My Program files only add up to about 3GB, but my C:\WINDOWS\Installer folder is over 12GB?

What do I do to resolve this?


----------



## tosh9i (Aug 3, 2006)

I heard that you need the following program to get rid of it:

http://support.microsoft.com/default.aspx?scid=kb;en-us;290301


----------



## Phazon (Oct 28, 2007)

That thing just let you remove programs from ADD/REMOVE Programs, which it didn't say and so I used it not realising that and Removed Microsoft Office cause I don't use it anymore and now it has removed it from ADD/REMOVE Programs, but left it installed on my machine.


----------



## tosh9i (Aug 3, 2006)

Are you sure, it's supposed to do more than that. 

For the record, is that Installer folder any smaller?

Note: I heard about the clean up utility from this other thread:

http://www.pcreview.co.uk/forums/thread-211705.php


----------



## Phazon (Oct 28, 2007)

> Looking at the Windows cleanup utility description, it seems to say it will completely uninstall selected programs and remove all related
> files.


No it does not do that. It just appears to remove any way of uninstalling the selected program(s) and leaves them still installed on your machine.

Now please can anyone please help me. This is pathetic both my problems from my two threads remain unresolved with little feedback. I thought this was supposed to be a "Tech Support Forum". Obviously I assumed wrong.


----------



## Phazon (Oct 28, 2007)

Bump.


----------



## Dotcommie (Feb 24, 2009)

I am having a similar problem with Server 2003. Since MS standard is to have a 12GB C Drive on servers, the problem is obvious...

If your Installer folder is over 12GB, then I would start with a couple troubleshooting steps:

1) Go to Add-Remove Programs and see if any of those programs list the size of the application. Some will not, but the ones that do may provide insight to the size problem.
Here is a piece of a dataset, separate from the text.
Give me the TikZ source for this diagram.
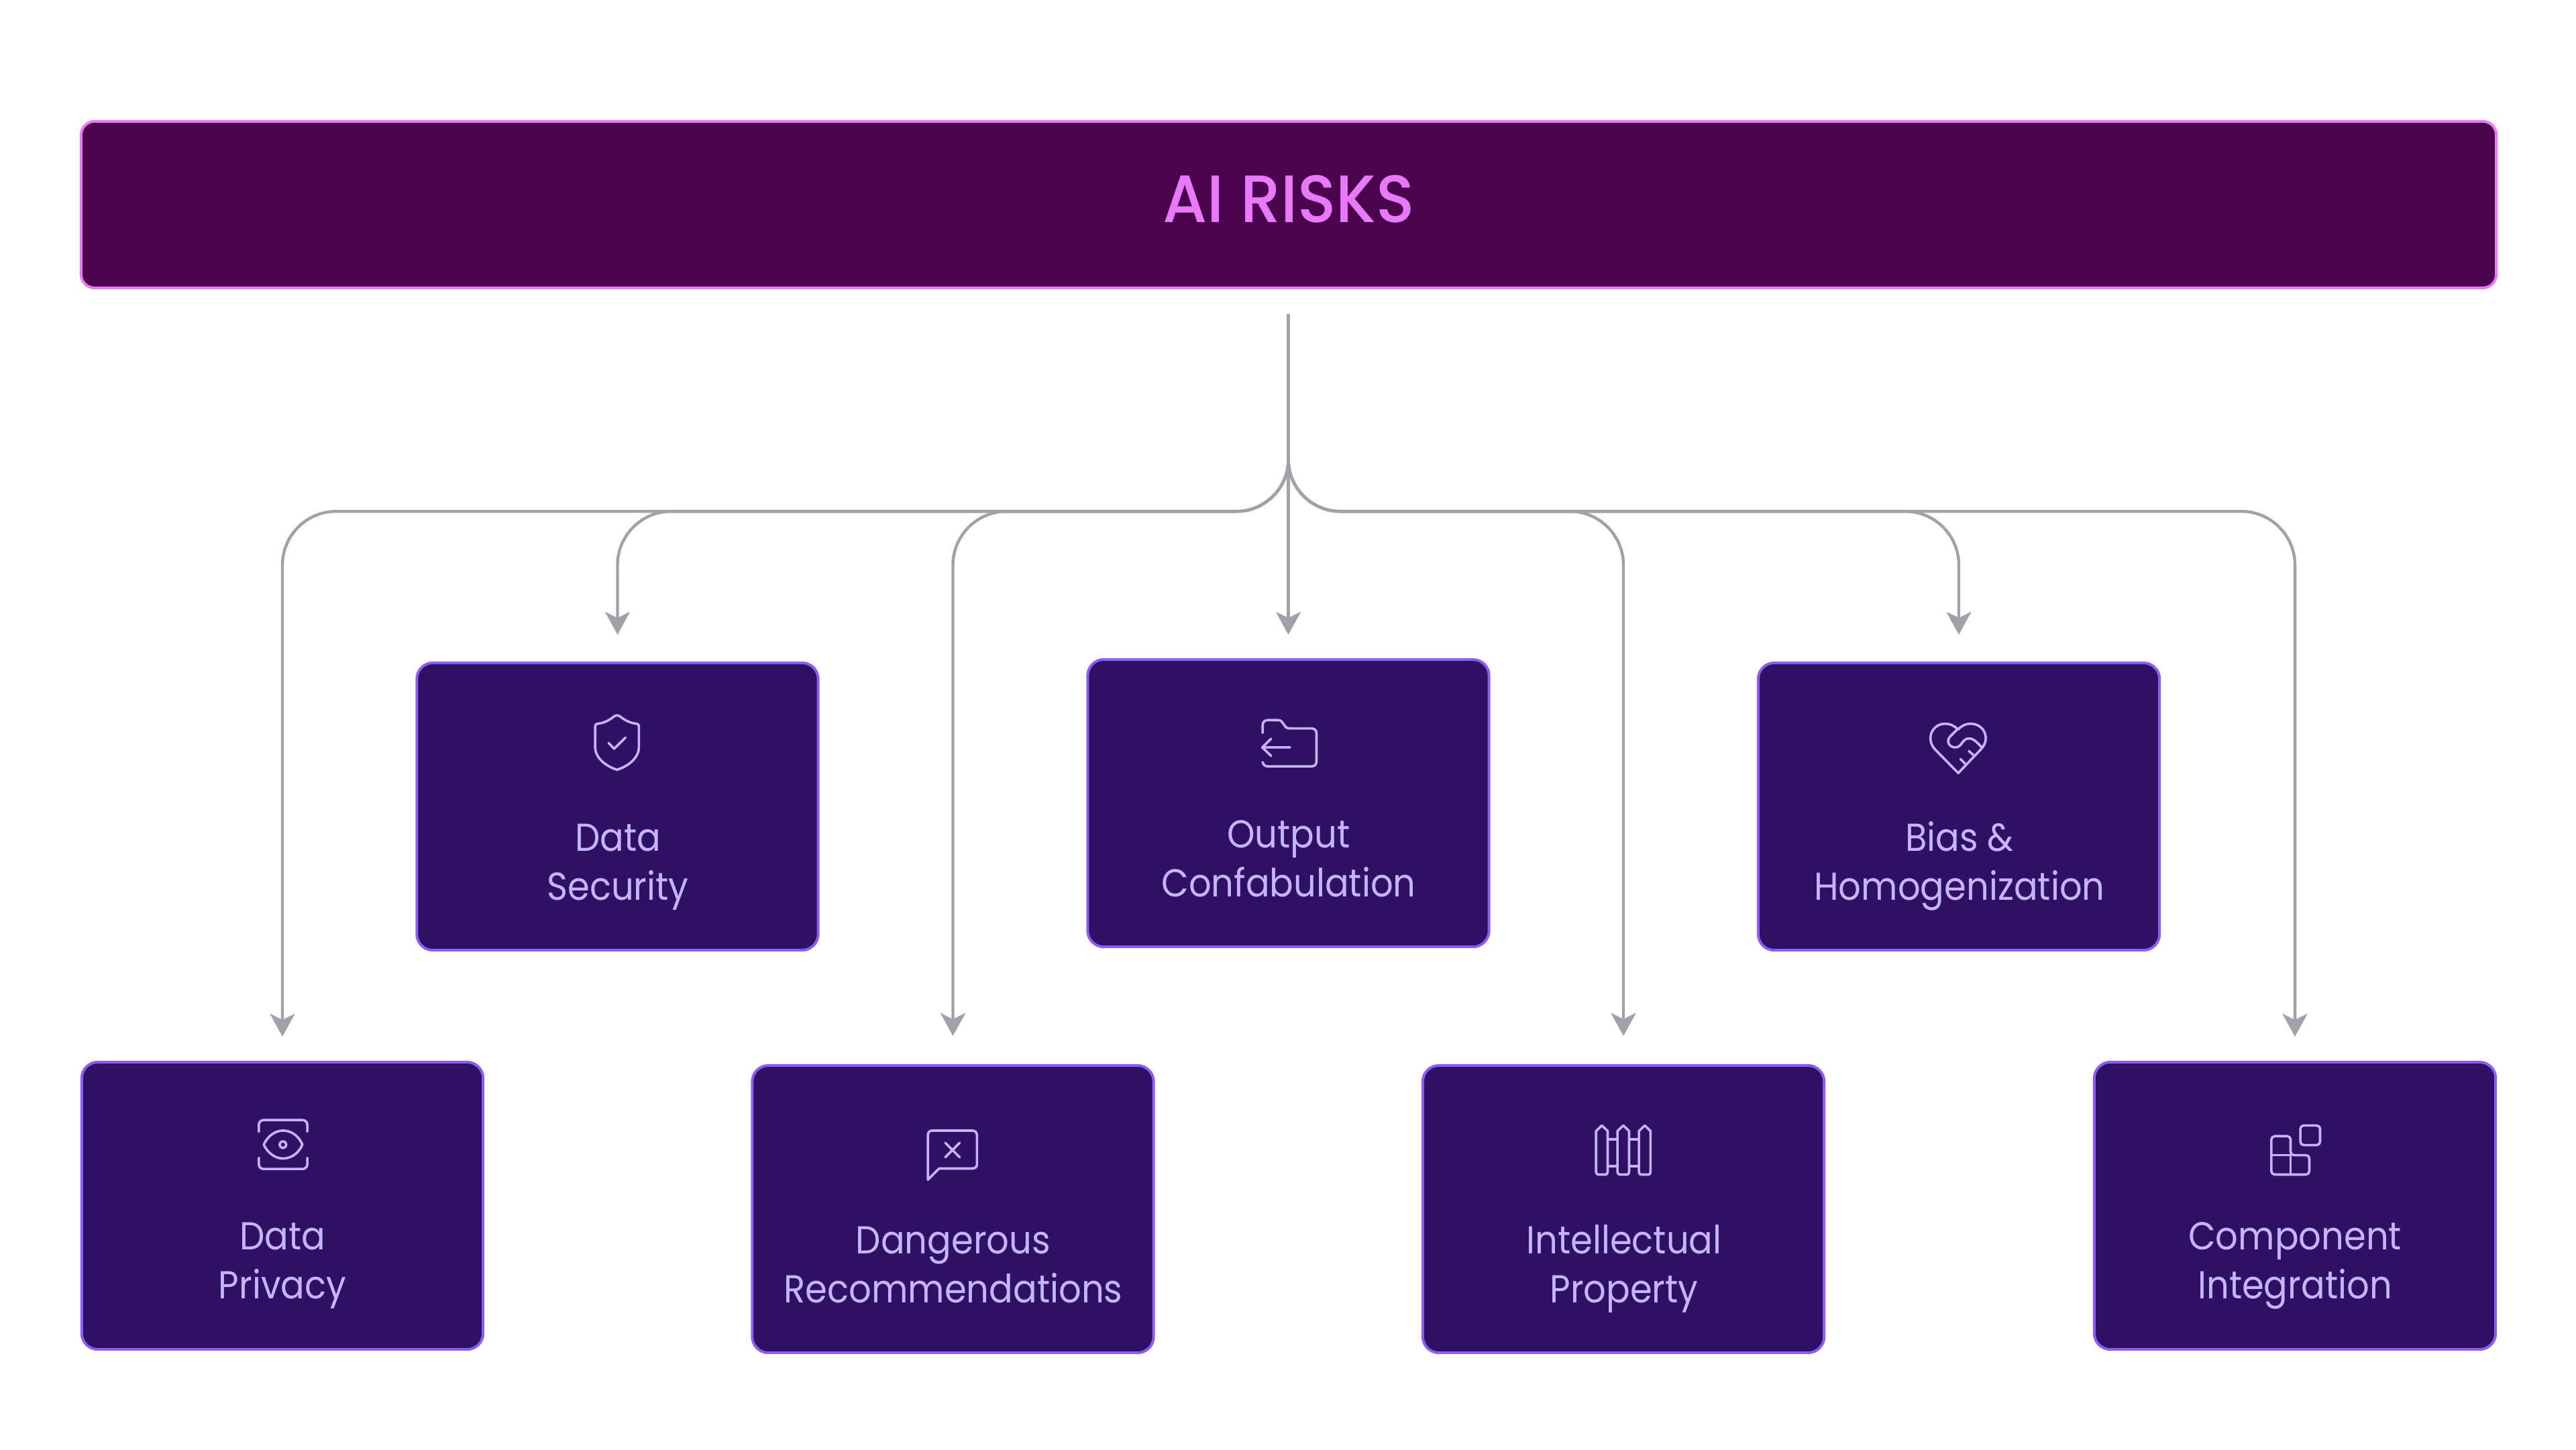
\documentclass[tikz,border=0pt]{standalone}
\usepackage{fontspec}
\setmainfont{Poppins}[FakeStretch=0.91]
\newfontfamily\titlefont{Poppins}[UprightFont=* Medium,FakeStretch=0.95]
\usetikzlibrary{arrows.meta,calc}
\definecolor{barfill}{HTML}{4A044E}
\definecolor{barline}{HTML}{E879F9}
\definecolor{cardfill}{HTML}{2E1065}
\definecolor{cardline}{HTML}{8B5CF6}
\definecolor{cardtext}{HTML}{C4B5FD}
\definecolor{wirecol}{HTML}{A1A1AA}
\tikzset{
  x=0.01cm,y=-0.01cm,
  barbox/.style={draw=barline,fill=barfill,line width=0.04cm,rounded corners=0.2cm,minimum width=35.98cm,minimum height=2.48cm,inner sep=0,outer sep=0},
  cardbox/.style={draw=cardline,fill=cardfill,line width=0.04cm,rounded corners=0.24cm,minimum width=5.98cm,minimum height=4.28cm,inner sep=0,outer sep=0},
  cardlabel/.style={text=cardtext,align=center,inner sep=0,outer sep=0,anchor=base,font=\fontsize{16.5pt}{20.5pt}\selectfont},
  wire/.style={draw=wirecol,line width=0.044cm},
  wirehead/.style={-{Stealth[length=0.34cm,width=0.37cm,inset=0.09cm]}},
  glyph/.style={draw=cardtext,line width=0.036cm,line cap=round,line join=round},
  zoomed/.style={x=0.003333cm,y=-0.003333cm}
}
\begin{document}
\begin{tikzpicture}
\fill[white] (0,0) rectangle (3840,2160);
\useasboundingbox (0,0) rectangle (3840,2160);
\node[barbox] (top) at (1921,305) {};
\node[text=barline,inner sep=0,anchor=base,font=\fontsize{28.4pt}{34pt}\titlefont] (title) at (1921,331) {AI RISKS};
\node[cardbox] (c1) at (421,1797) {};
\node[cardbox] (c2) at (920.5,1202) {};
\node[cardbox] (c3) at (1420.5,1802) {};
\node[cardbox] (c4) at (1920.5,1197) {};
\node[cardbox] (c5) at (2420,1802) {};
\node[cardbox] (c6) at (2920,1202) {};
\node[cardbox] (c7) at (3421,1797) {};
\node[cardlabel] (t1) at (421,1935) {Data\\Privacy};
\node[cardlabel] (t2) at (921,1341) {Data\\Security};
\node[cardlabel] (t3) at (1421,1941) {Dangerous\\Recommendations};
\node[cardlabel] (t4) at (1921,1336) {Output\\Confabulation};
\node[cardlabel] (t5) at (2421,1941) {Intellectual\\Property};
\node[cardlabel] (t6) at (2921,1341) {Bias \&\\Homogenization};
\node[cardlabel] (t7) at (3421,1935) {Component\\Integration};
% connectors
\coordinate (hub) at ($(c4.north |- top.south)+(0,256)$);
\coordinate (bus) at ($(c4.north |- top.south)+(0,333)$);
\draw[wire,wirehead] ($(c4.north |- top.south)+(0,39)$) -- ($(c4.north)+(0,-37)$);
\foreach \c/\s/\g in {c1/-1/38,c2/-1/42,c3/-1/44,c5/1/44,c6/1/42,c7/1/38}{
  \draw[wire,wirehead] (hub) .. controls ($(hub)+(0,42)$) and ($(hub)+(\s*35,77)$) .. ($(hub)+(\s*77,77)$)
    -- ($(\c.north |- bus)+(-\s*80,0)$)
    .. controls ($(\c.north |- bus)+(-\s*36,0)$) and ($(\c.north |- bus)+(0,36)$) .. ($(\c.north |- bus)+(0,80)$)
    -- ($(\c.north)+(0,-\g)$);
}
% icons, each in the coordinates of a 3x crop
\begin{scope}[shift={(300,1630)},zoomed]
  \draw[glyph,rounded corners=0.07cm] (258,170) -- (258,118) -- (475,118) -- (475,170);
  \draw[glyph,rounded corners=0.07cm] (258,287) -- (258,337) -- (475,337) -- (475,287);
  \draw[glyph] (280,228) .. controls (300,185) and (335,165) .. (366,165) .. controls (400,165) and (435,185) .. (453,228) .. controls (435,270) and (400,290) .. (366,290) .. controls (335,290) and (300,270) .. (280,228) -- cycle;
  \draw[glyph] (366,228) circle (15);
\end{scope}
\begin{scope}[shift={(800,1030)},zoomed]
  \draw[glyph] (262,158) .. controls (262,150) and (266,147) .. (272,146) .. controls (305,143) and (330,127) .. (348,112) .. controls (355,107) and (365,107) .. (372,112) .. controls (390,127) and (415,143) .. (448,146) .. controls (454,147) and (458,150) .. (458,158) -- (458,250) .. controls (458,305) and (400,340) .. (360,352) .. controls (320,340) and (262,305) .. (262,250) -- cycle;
  \draw[glyph] (322,232) -- (347,258) -- (398,208);
\end{scope}
\begin{scope}[shift={(1300,1640)},zoomed]
  \draw[glyph] (250,355) -- (250,155) .. controls (250,142) and (258,135) .. (270,135) -- (447,135) .. controls (462,135) and (470,143) .. (470,158) -- (470,285) .. controls (470,298) and (462,305) .. (447,305) -- (300,305) -- cycle;
  \draw[glyph] (328,190) -- (392,254) (392,190) -- (328,254);
\end{scope}
\begin{scope}[shift={(1810,1030)},zoomed]
  \draw[glyph] (217,187) -- (217,152) .. controls (217,138) and (226,130) .. (240,130) -- (288,130) .. controls (310,130) and (312,167) .. (335,167) -- (435,167) .. controls (450,167) and (458,176) .. (458,190) -- (458,315) .. controls (458,329) and (450,337) .. (435,337) -- (240,337) .. controls (228,337) and (219,330) .. (217,318);
  \draw[glyph] (340,252) -- (215,252) (255,213) -- (215,252) -- (255,290);
\end{scope}
\begin{scope}[shift={(2300,1640)},zoomed]
  \foreach \p in {238,334,430}{
    \draw[glyph] (\p,137) -- (\p+26,112) -- (\p+52,137) -- (\p+52,320) .. controls (\p+52,328) and (\p+48,332) .. (\p+42,332) -- (\p+10,332) .. controls (\p+4,332) and (\p,328) .. (\p,320) -- cycle;
  }
  \draw[glyph] (290,174) -- (334,174) (386,174) -- (430,174) (290,294) -- (334,294) (386,294) -- (430,294);
\end{scope}
\begin{scope}[shift={(2800,1030)},zoomed]
  \draw[glyph] (358,367) -- (255,262) .. controls (210,215) and (240,146) .. (300,146) .. controls (322,146) and (340,155) .. (357,172) .. controls (375,153) and (393,146) .. (413,146) .. controls (475,146) and (505,215) .. (458,262) -- cycle;
  \draw[glyph] (357,168) -- (322,203) .. controls (303,222) and (315,252) .. (345,252) .. controls (375,252) and (375,212) .. (405,212) .. controls (430,212) and (440,230) .. (462,250);
  \draw[glyph] (430,290) -- (405,268) (388,325) -- (368,304);
\end{scope}
\begin{scope}[shift={(3300,1640)},zoomed]
  \draw[glyph,rounded corners=0.05cm] (388,112) rectangle (476,200);
  \draw[glyph,rounded corners=0.05cm] (258,245) -- (258,160) -- (344,160) -- (344,245) -- (428,245) -- (428,332) -- (258,332) -- cycle;
  \draw[glyph] (258,245) -- (344,245) -- (344,332);
\end{scope}
\end{tikzpicture}
\end{document}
2) Begin removing non-critical apps and re-installing only if necessary. It's possible that one of these applications has corrupted and the Installer folder re-builds what it needs...


----------



## sabot105mm (Feb 15, 2009)

also you can look though all your temp folders windows\temp, C:\Documents and Settings\user\Local Settings\temp


----------



## VividProfessional (Apr 29, 2009)

remove your restore points


----------